Over a one year period, 1.6 million linear feet of sewer pipes ranging in size from 6 to 24 inches in diameter were treated with Category E non carcinogenic herbicide. Huntsville's sewer system is operated by the city's Water Pollution Control Department (WPC). Duke's Root Control Inc. performed the work.
Huntsville, AL, is one of the nation's fastest growing cities and is an interesting combination of high tech industry and old South charm. With a population of more than 170,000 and growing, Huntsville residents find the city's size is "just right" – big enough to attract diverse businesses and be the home of NASA's Marshall Space Flight Center and Redstone Arsenal, but without the urban sprawl and traffic of large metropolitan areas.
Huntsville's wastewater collection system is composed of more than 1,300 miles of underground pipes ranging from six to 78 inches in diameter, 33,000 manholes and 57 pumping stations.
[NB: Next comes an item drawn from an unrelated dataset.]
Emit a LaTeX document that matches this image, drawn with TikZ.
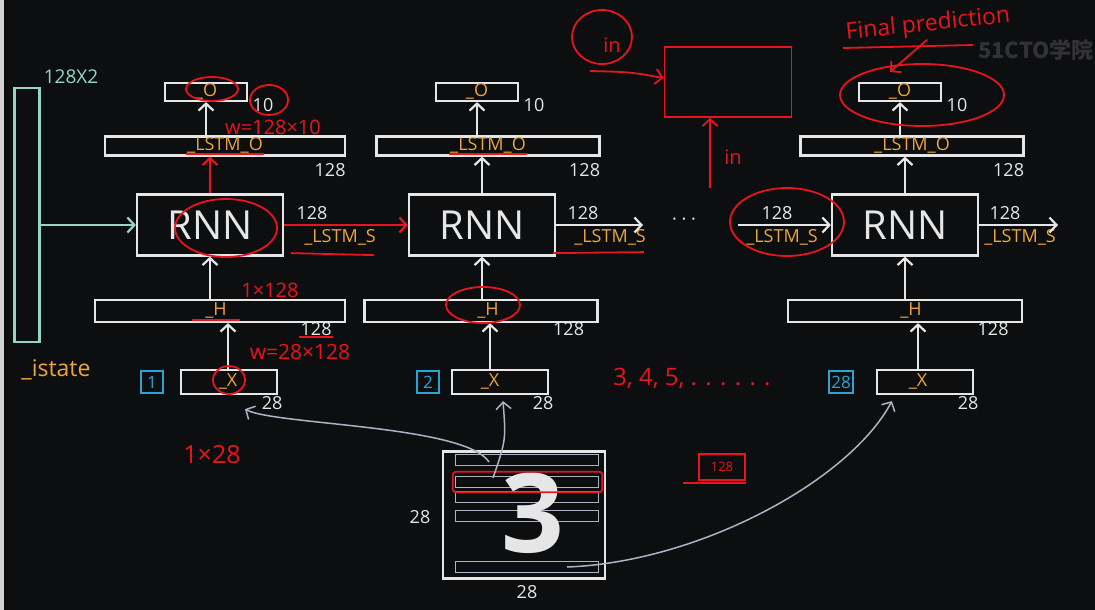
\documentclass[tikz,border=0pt]{standalone}
\usepackage{fontspec}
\setmainfont{Open Sans}
\newfontfamily\cjk{Noto Sans CJK SC}
\usetikzlibrary{arrows.meta,positioning,calc}
\definecolor{board}{RGB}{13,14,16}
\definecolor{chalk}{RGB}{230,230,230}
\definecolor{amber}{RGB}{236,166,58}
\definecolor{inkred}{RGB}{232,20,30}
\definecolor{mint}{RGB}{150,212,195}
\definecolor{sky}{RGB}{40,165,215}
\definecolor{steel}{RGB}{175,178,196}
\definecolor{wm}{RGB}{50,50,52}

\tikzset{
  >={Straight Barb[length=7pt,width=15pt]},
  bar/.style={draw=chalk, line width=2.2pt, minimum height=19pt, inner sep=0pt},
  cell/.style={draw=chalk, line width=2.2pt, minimum width=146pt, minimum height=61pt, text=chalk, font=\fontsize{40}{40}\selectfont},
  lbl/.style={text=amber, font=\fontsize{18}{18}\selectfont, inner sep=1pt},
  num/.style={text=chalk, font=\fontsize{18}{18}\selectfont, inner sep=1pt},
  idx/.style={draw=sky, text=sky, line width=2.2pt, minimum width=22pt, minimum height=22pt, inner sep=2pt, font=\fontsize{17}{17}\selectfont},
  arr/.style={->, draw=chalk, line width=2.2pt},
  note/.style={text=inkred, font=\fontsize{20}{20}\selectfont, inner sep=1pt},
  ring/.style={draw=inkred, line width=1.8pt},
  feed/.style={->, draw=steel, line width=1.5pt},
  strip/.style={draw=steel, line width=1.5pt, minimum width=143pt, minimum height=11pt, inner sep=0pt}
}

\begin{document}
\begin{tikzpicture}[x=1pt,y=-1pt]
\useasboundingbox (0,0) rectangle (1095,610);
\fill[board] (0,0) rectangle (1095,610);
\fill[chalk!80!gray] (0,0) rectangle (4,610);

\node[draw=mint, line width=2.2pt, minimum width=25pt, minimum height=254pt] (state) at (27,215) {};
\node[text=mint, font=\fontsize{19}{19}\selectfont] (statedim) at (71,77) {128X2};
\node[lbl, font=\fontsize{23}{23}\selectfont] (istate) at (56,370) {\_istate};
\node[text=wm, font=\cjk\bfseries\fontsize{22}{22}\selectfont] (mark) at (1036,50) {51CTO学院};

\foreach \i/\r/\ox/\lx/\lw/\hx/\hw/\xx/\xl/\cx/\cn/\ac in {
    1/210/206/225/240/220/250/229/228/152/1/inkred,
    2/482/477/488/223/481/233/500/490/428/2/chalk,
    3/905/900/912/223/905/234/925/918/841/28/chalk} {
    \node[bar, minimum width=82pt, minimum height=18pt] (o\i) at (\ox,92) {};
    \node[lbl] (ol\i) at (\ox,91) {\_O};
    \node[num] (on\i) at (\ox+57,105) {10};
    \node[bar, minimum width=\lw] (lo\i) at (\lx,146) {};
    \node[lbl] (lol\i) at (\lx,145) {\_LSTM\_O};
    \node[num] (lon\i) at ($(lo\i.south east)+(-16,13)$) {128};
    \node[cell] (rnn\i) at (\r,225) {RNN};
    \node[bar, minimum width=\hw, minimum height=22pt] (h\i) at (\hx,311) {};
    \node[lbl] (hl\i) at (\r+6,310) {\_H};
    \node[num] (hn\i) at ($(h\i.south east)+(-30,6)$) {128};
    \node[bar, minimum width=96pt, minimum height=24pt] (x\i) at (\xx,382) {};
    \node[lbl] (xl\i) at (\xl,381) {\_X};
    \node[num] (xn\i) at ($(x\i.south east)+(-6,8)$) {28};
    \node[idx] (k\i) at (\cx,382) {\cn};
    \draw[arr] (x\i.north -| xl\i) -- (h\i.south -| xl\i);
    \draw[arr] (h\i.north -| rnn\i) -- (rnn\i.south);
    \draw[arr, draw=\ac] (rnn\i.north) -- (lo\i.south -| rnn\i);
    \draw[arr] (lo\i.north -| ol\i) -- (o\i.south -| ol\i);
}

\foreach \j/\ax/\bx in {1/312/340, 2/583/610, 3/777/782, 4/1005/1020} {
    \node[num] (sa\j) at (\ax,213) {128};
    \node[lbl] (sb\j) at (\bx,237) {\_LSTM\_S};
}
\coordinate (s2) at (643,225);
\coordinate (s3) at (738,225);
\coordinate (s4) at (1058,225);
\draw[arr, draw=inkred] (rnn1) -- (rnn2);
\draw[arr] (rnn2) -- (s2);
\draw[arr] (s3) -- (rnn3);
\draw[arr] (rnn3) -- (s4);
\node[num] (gap) at (684,222) {· · ·};
\draw[arr, draw=mint] (state.east |- rnn1) -- (rnn1.west);

\node[note] (w1) at (273,127) {w=128×10};
\node[note] (hw1) at (270,290) {1×128};
\node[note, font=\fontsize{21}{21}\selectfont] (w2) at (300,352) {w=28×128};
\node[note, font=\fontsize{25}{25}\selectfont] (xs) at (212,455) {1×28};
\draw[ring] (212,89) ellipse [x radius=26, y radius=12];
\draw[ring] (269,100) ellipse [x radius=19, y radius=15];
\draw[ring] (226,228) ellipse [x radius=51, y radius=29];
\draw[ring] (229,380) ellipse [x radius=16, y radius=14];
\draw[ring] (483,305) ellipse [x radius=37, y radius=18];
\draw[ring] (787,222) ellipse [x radius=57, y radius=34];
\draw[ring] (922,95) ellipse [x radius=82, y radius=31];
\foreach \i in {1,2} \draw[ring] (lol\i.south west) -- (lol\i.south east);
\draw[ring] ($(hl1.south west)+(-12,1)$) -- ($(hl1.south east)+(12,1)$);
\draw[ring] (hn1.south west) -- (hn1.south east);
\draw[ring] ($(sb1.south west)+(-12,7)$) -- ($(sb1.south east)+(-3,9)$);
\draw[ring] ($(sb2.south west)+(-20,7)$) -- ($(sb2.south east)+(-3,6)$);

\node[note, font=\fontsize{23}{23}\selectfont, rotate=6] (fp) at (928,25) {Final prediction};
\draw[ring] (843,48) -- (973,45);
\draw[ring, ->] ($(fp.south)+(-2,2)$) -- ($(o3.north)+(-10,-10)$);

\node[draw=inkred, line width=1.8pt, minimum width=127pt, minimum height=70pt] (pin) at (728,82) {};
\node[note] (ina) at (612,45) {in};
\draw[ring] (602,37) ellipse [x radius=30, y radius=27];
\coordinate (inatail) at (590,71);
\draw[ring, ->] (inatail) .. controls (630,72) .. ($(pin.west)+(0,-4)$);
\node[note] (inb) at (733,157) {in};
\coordinate (inbtail) at (710,188);
\draw[ring, ->] (inbtail) -- (inbtail |- pin.south);
\node[note, font=\fontsize{24}{24}\selectfont, anchor=west] (more) at (612,378) {3, 4, 5, . . . . . .};
\node[draw=inkred, line width=1.6pt, text=inkred, font=\fontsize{13}{13}\selectfont, minimum width=46pt, minimum height=26pt, inner sep=1pt] (bs) at (722,467) {128};
\draw[ring] ($(bs.south west)+(-15,2)$) -- ($(bs.south east)+(0,2)$);

\node[draw=chalk, line width=2.2pt, minimum width=162pt, minimum height=127pt] (img) at (524,515) {};
\foreach \r/\y in {1/460, 2/482, 3/497, 4/516, 5/567} {
    \node[strip] (row\r) at (527,\y) {};
}
\node[text=chalk, font=\bfseries\fontsize{110}{110}\selectfont] (digit) at (533,513) {3};
\draw[ring, rounded corners=3pt] ($(row2.north west)+(-2,-4)$) rectangle ($(row2.south east)+(3,4)$);
\node[num] (imgh) at (420,517) {28};
\node[num] (imgw) at (527,592) {28};
\draw[feed] ($(row1.center)+(-38,2)$) .. controls (465,425) and (275,425) .. ($(x1.south)+(16,14)$);
\draw[feed] ($(row2.center)+(-34,-4)$) .. controls (506,440) .. ($(x2.south)+(3,6)$);
\draw[feed] ($(row5.center)+(40,0)$) .. controls (700,562) and (850,480) .. ($(x3.south west)+(16,6)$);
\end{tikzpicture}
\end{document}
Wastewater is treated in six treatment plants. Keeping the collection system running smoothly is a full time, year round job.
Huntsville is a beautiful city and those who live there are proud of its progressive attitude along with its rich history which is carefully preserved. Stately trees line the streets of the Twickenham historic district which contains Alabama's largest collection of homes constructed before the Civil War. Huntsville takes great effort to protect trees throughout the city, and each year is designated a Tree City USA Community by the National Arbor Day Foundation.
However, the roots of those trees have posed a continuing problem to Huntsville's sanitary sewer system, a situation often shared by other cities.
Lots of trees, lots of roots
Roots enter sewer pipes as tiny, hair like structures which grow quickly. Roots thrive inside sewer pipes because the pipes provide a perfect environment for growth: a well ventilated area with a steady supply of water containing high levels of nutrients, continually replenished by fertilizer in temperatures that remain relatively constant.
Roots not only restrict flow, but separate and crack pipe joints. Often sewer system owners are not aware of root problems until a major blockage occurs, and when roots are removed, inspection reveals major damage to pipes.
The U.S. Environmental Protection Agency (EPA) identifies root intrusion as the single most destructive problem of maintaining wastewater piping systems.